EXERCISE OBJECTIVE:
Reproduce exactly the run of lines from the one containing "Convert this diagram to TikZ code." through the one containing "(8,-10) -- (8,-675);". Pictures do not belong in the copy.

THE INPUT:
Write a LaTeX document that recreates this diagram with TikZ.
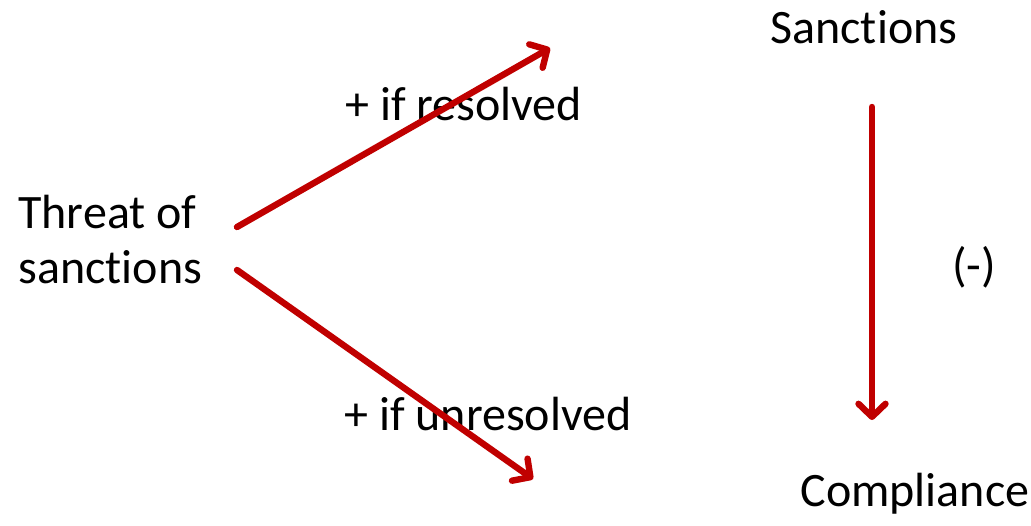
\documentclass[tikz,border=0pt]{standalone}
\usepackage{fontspec}
\setmainfont{Carlito}[Ligatures=NoCommon]
\usetikzlibrary{arrows.meta, positioning}

\definecolor{darkred}{HTML}{C00000}

\begin{document}
\begin{tikzpicture}[x=0.5pt,y=-0.5pt,
    every node/.style={inner sep=0pt,font=\fontsize{24}{27.5}\selectfont}]
  \tikzstyle{link}=[draw=darkred,line width=3.2pt,line cap=round,
    -{Straight Barb[length=6.5pt,width=13.5pt,line cap=round,line join=round]}]
  \useasboundingbox (0,0) rectangle (1031,525);
  % Factors
  \node[anchor=base west] (sanc) at (770,43) {Sanctions};
  \node[anchor=base west] (comp) at (800,506) {Compliance};
  \node[anchor=base west,align=left] (threat) at (18,283) {Threat of\\sanctions};
  % Edge labels
  \node[anchor=base west] (res) at (345,120) {+ if resolved};
  \node[anchor=base west] (unres) at (344,430) {+ if unresolved};
  \node[anchor=base west] (neg) at (952,281) {(-)};

  % Arrow ends
  \coordinate (t1) at (237,227);
  \coordinate (t2) at (237,270);
  \coordinate (r1) at (550,48);
  \coordinate (u1) at (533,479);
  \coordinate (s1) at (872,107);
  \coordinate (c1) at (872,420);

  \path[link] (t1) -- (r1);
  \path[link] (t2) -- (u1);
  \path[link] (s1) -- (c1);
\end{tikzpicture}
\end{document}
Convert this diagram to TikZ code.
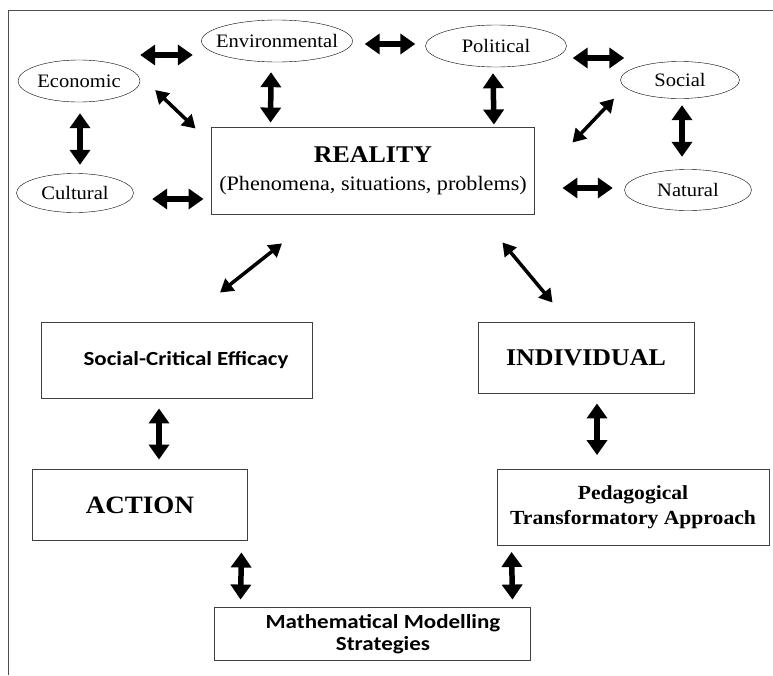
\documentclass[tikz,border=0pt]{standalone}
\usepackage{fontspec}
\setmainfont{Liberation Serif}[FakeStretch=1.08]
\newfontfamily\calibri{Carlito}[FakeStretch=1.15]
\usetikzlibrary{shapes.geometric,arrows.meta}

\begin{document}
\begin{tikzpicture}[x=1pt,y=1pt,
	aspect/.style={shape=ellipse, draw, thin, inner xsep=-8pt, inner ysep=0pt, font=\fontsize{19}{22}\selectfont},
	block/.style={shape=rectangle, draw=black!75, line width=0.9pt, inner sep=0pt, align=center},
	twoway/.style={line width=5.5pt, {Triangle[length=15pt,width=20pt]}-{Triangle[length=15pt,width=20pt]}},
	slant/.style={line width=3.5pt, {Triangle[length=13pt,width=15pt]}-{Triangle[length=13pt,width=15pt]}}]
	\useasboundingbox (0,0) rectangle (773,-675);
	\draw[black!70, line width=1pt] (773,-10) -- (8,-10) -- (8,-675);

	\node[aspect, minimum width=122pt, minimum height=42pt] (eco) at (79,-81) {Economic};
	\node[aspect, minimum width=151pt, minimum height=42pt] (env) at (277,-41) {Environmental};
	\node[aspect, minimum width=141pt, minimum height=42pt] (pol) at (496,-46) {Political};
	\node[aspect, minimum width=119pt, minimum height=37pt] (soc) at (680,-80) {Social};
	\node[aspect, minimum width=127pt, minimum height=41pt] (nat) at (688,-190) {Natural};
	\node[aspect, minimum width=117pt, minimum height=39pt] (cul) at (75,-193) {Cultural};

	\node[block, minimum width=323pt, minimum height=87pt, font=\fontsize{20.5}{28}\selectfont] (reality) at (373,-171)
		{{\fontsize{24}{28}\selectfont\bfseries REALITY}\\(Phenomena, situations, problems)};
	\node[block, minimum width=271pt, minimum height=76pt, font=\calibri\bfseries\fontsize{20}{24}\selectfont] (efficacy) at (177,-360) {\hspace*{18pt}Social-Critical Efficacy};
	\node[block, minimum width=216pt, minimum height=71pt, font=\bfseries\fontsize{24}{28}\selectfont] (individual) at (586,-358) {INDIVIDUAL};
	\node[block, minimum width=215pt, minimum height=71pt, font=\bfseries\fontsize{25}{28}\selectfont] (action) at (140,-505) {ACTION};
	\node[block, minimum width=272pt, minimum height=76pt, font=\bfseries\fontsize{20}{25}\selectfont] (pedag) at (633,-507) {Pedagogical\\Transformatory Approach};
	\node[block, minimum width=316pt, minimum height=53pt, font=\calibri\bfseries\fontsize{20}{22}\selectfont] (model) at (372,-634) {\hspace*{22pt}Mathematical Modelling\\\hspace*{22pt}Strategies};

	% arrows round the reality box
	\draw[twoway] ([yshift=26pt]eco.east) -- ([xshift=-8.5pt,yshift=-14pt]env.west);
	\draw[twoway] ([xshift=12pt,yshift=-3pt]env.east) -- ([xshift=-10pt,yshift=2pt]pol.west);
	\draw[twoway] ([xshift=6pt,yshift=-12pt]pol.east) -- ([xshift=4pt,yshift=22pt]soc.west);
	\draw[twoway] ([xshift=-6pt,yshift=-10pt]env.south) -- ([xshift=59.5pt,yshift=4.5pt]reality.north west);
	\draw[twoway] ([xshift=-3pt,yshift=-6pt]pol.south) -- ([xshift=-41pt,yshift=2.5pt]reality.north east);
	\draw[slant] ([xshift=15pt,yshift=-9pt]eco.east) -- ([xshift=-15.5pt,yshift=-1.5pt]reality.north west);
	\draw[slant] ([xshift=-66pt]soc.south) -- ([xshift=37.5pt,yshift=-15.5pt]reality.north east);
	\draw[twoway] ([xshift=1pt,yshift=-11pt]eco.south) -- ([xshift=5pt,yshift=8.5pt]cul.north);
	\draw[twoway] ([xshift=18.5pt,yshift=-6pt]cul.east) -- ([xshift=-7.5pt,yshift=-28pt]reality.west);
	\draw[twoway] ([xshift=27.5pt,yshift=-17pt]reality.east) -- ([xshift=-11.5pt,yshift=2pt]nat.west);
	\draw[twoway] ([xshift=2pt,yshift=-6.5pt]soc.south) -- ([xshift=-6pt,yshift=12.5pt]nat.north);

	% lower part
	\draw[slant] ([xshift=-91pt,yshift=-28.5pt]reality.south) -- ([xshift=43pt,yshift=29pt]efficacy.north);
	\draw[slant] ([xshift=-32.5pt,yshift=-27.5pt]reality.south east) -- ([xshift=75pt,yshift=19.5pt]individual.north west);
	\draw[twoway] ([xshift=-18pt,yshift=-10pt]efficacy.south) -- ([xshift=19pt,yshift=9.5pt]action.north);
	\draw[twoway] ([xshift=11pt,yshift=-9.5pt]individual.south) -- ([xshift=-36pt,yshift=13.5pt]pedag.north);
	\draw[twoway] ([xshift=-6.5pt,yshift=-11.5pt]action.south east) -- ([xshift=27pt,yshift=7.5pt]model.north west);
	\draw[twoway] ([xshift=15pt,yshift=-6.5pt]pedag.south west) -- ([xshift=-18pt,yshift=7.5pt]model.north east);
\end{tikzpicture}
\end{document}
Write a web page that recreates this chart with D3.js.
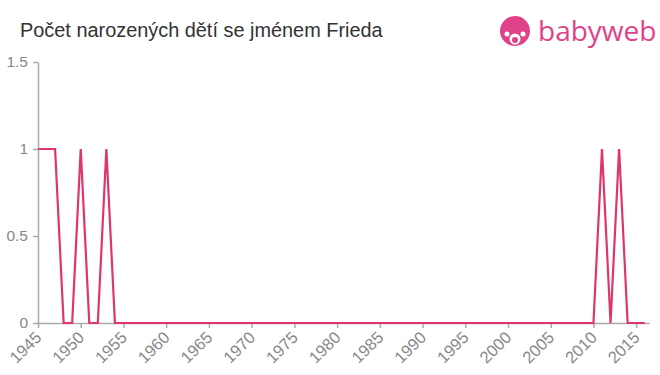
<!DOCTYPE html>
<html>
<head>
<meta charset="utf-8">
<script src="https://cdn.jsdelivr.net/npm/d3@7"></script>
<style>
  body { margin: 0; background: #fff; }
  text { font-family: "Liberation Sans", Arial, sans-serif; }
</style>
</head>
<body>
<div id="chart"></div>
<script>
const WIDTH = 660;
const HEIGHT = 375;
const MARGIN = { top: 62, right: 11, bottom: 52, left: 38 };

const years = d3.range(1945, 2017);
const births = [
  1, 1, 1, 0, 0, 1, 0, 0, 1, 0,   // 1945-1954
  0, 0, 0, 0, 0, 0, 0, 0, 0, 0,   // 1955-1964
  0, 0, 0, 0, 0, 0, 0, 0, 0, 0,   // 1965-1974
  0, 0, 0, 0, 0, 0, 0, 0, 0, 0,   // 1975-1984
  0, 0, 0, 0, 0, 0, 0, 0, 0, 0,   // 1985-1994
  0, 0, 0, 0, 0, 0, 0, 0, 0, 0,   // 1995-2004
  0, 0, 0, 0, 0, 0, 1, 0, 1, 0,   // 2005-2014
  0, 0                            // 2015-2016
];
const xTicks = d3.range(1945, 2016, 5);
const yTicks = [0, 0.5, 1, 1.5];

const svg = d3.select("#chart")
  .append("svg")
    .attr("width", WIDTH)
    .attr("height", HEIGHT);

const x = d3.scaleLinear()
  .domain([1945, 2016.5])
  .range([MARGIN.left, WIDTH - MARGIN.right]);

const y = d3.scaleLinear()
  .domain([0, 1.5])
  .range([HEIGHT - MARGIN.bottom, MARGIN.top]);

// title
svg.append("text")
  .attr("x", 20)
  .attr("y", 37)
  .attr("fill", "#333")
  .style("font-size", "19.9px")
  .text("Počet narozených dětí se jménem Frieda");

// logo
const logo = svg.append("g").attr("transform", "translate(515, 31)");
logo.append("circle").attr("r", 15).attr("fill", "#e0428a");
logo.append("circle").attr("cx", 0).attr("cy", 8).attr("r", 5.5).attr("fill", "#fff");
logo.append("circle").attr("cx", -8).attr("cy", 3).attr("r", 2.5).attr("fill", "#fff");
logo.append("circle").attr("cx", 8).attr("cy", 3).attr("r", 2.5).attr("fill", "#fff");
logo.append("circle").attr("cx", 0).attr("cy", 9).attr("r", 3).attr("fill", "#e0428a");
logo.append("text")
  .attr("x", 23)
  .attr("y", 10)
  .attr("fill", "#e0428a")
  .style("font-size", "28px")
  .style("font-family", "'Open Sans', sans-serif")
  .text("babyweb");

// axes
const xAxis = svg.append("g")
  .attr("transform", `translate(0, ${HEIGHT - MARGIN.bottom})`)
  .call(d3.axisBottom(x).tickValues(xTicks).tickFormat(d3.format("d")).tickSize(5).tickSizeOuter(0));

xAxis.selectAll("text")
  .attr("fill", "#888")
  .style("font-size", "16.5px")
  .attr("text-anchor", "end")
  .attr("x", -8)
  .attr("y", 8)
  .attr("dy", "0.35em")
  .attr("transform", "rotate(-45)");

const yAxis = svg.append("g")
  .attr("transform", `translate(${MARGIN.left}, 0)`)
  .call(d3.axisLeft(y).tickValues(yTicks).tickFormat(d3.format("")).tickSize(5).tickSizeOuter(0));

yAxis.selectAll("text")
  .attr("fill", "#888")
  .style("font-size", "15.5px")
  .attr("x", -10);

svg.selectAll(".domain, .tick line")
  .attr("stroke", "#aaa")
  .attr("stroke-width", 1.5);

// line
const line = d3.line()
  .x((d, i) => x(years[i]))
  .y(d => y(d));

svg.append("path")
  .datum(births)
  .attr("fill", "none")
  .attr("stroke", "#e0356b")
  .attr("stroke-width", 2.2)
  .attr("d", line);
</script>
</body>
</html>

RESPONSE TO THE TASK:
Convert this diagram to TikZ code.
\documentclass[tikz,border=0pt]{standalone}
\usepackage{fontspec}
\setmainfont{Liberation Serif}[FakeStretch=1.08]
\newfontfamily\calibri{Carlito}[FakeStretch=1.15]
\usetikzlibrary{shapes.geometric,arrows.meta}

\begin{document}
\begin{tikzpicture}[x=1pt,y=1pt,
	aspect/.style={shape=ellipse, draw, thin, inner xsep=-8pt, inner ysep=0pt, font=\fontsize{19}{22}\selectfont},
	block/.style={shape=rectangle, draw=black!75, line width=0.9pt, inner sep=0pt, align=center},
	twoway/.style={line width=5.5pt, {Triangle[length=15pt,width=20pt]}-{Triangle[length=15pt,width=20pt]}},
	slant/.style={line width=3.5pt, {Triangle[length=13pt,width=15pt]}-{Triangle[length=13pt,width=15pt]}}]
	\useasboundingbox (0,0) rectangle (773,-675);
	\draw[black!70, line width=1pt] (773,-10) -- (8,-10) -- (8,-675);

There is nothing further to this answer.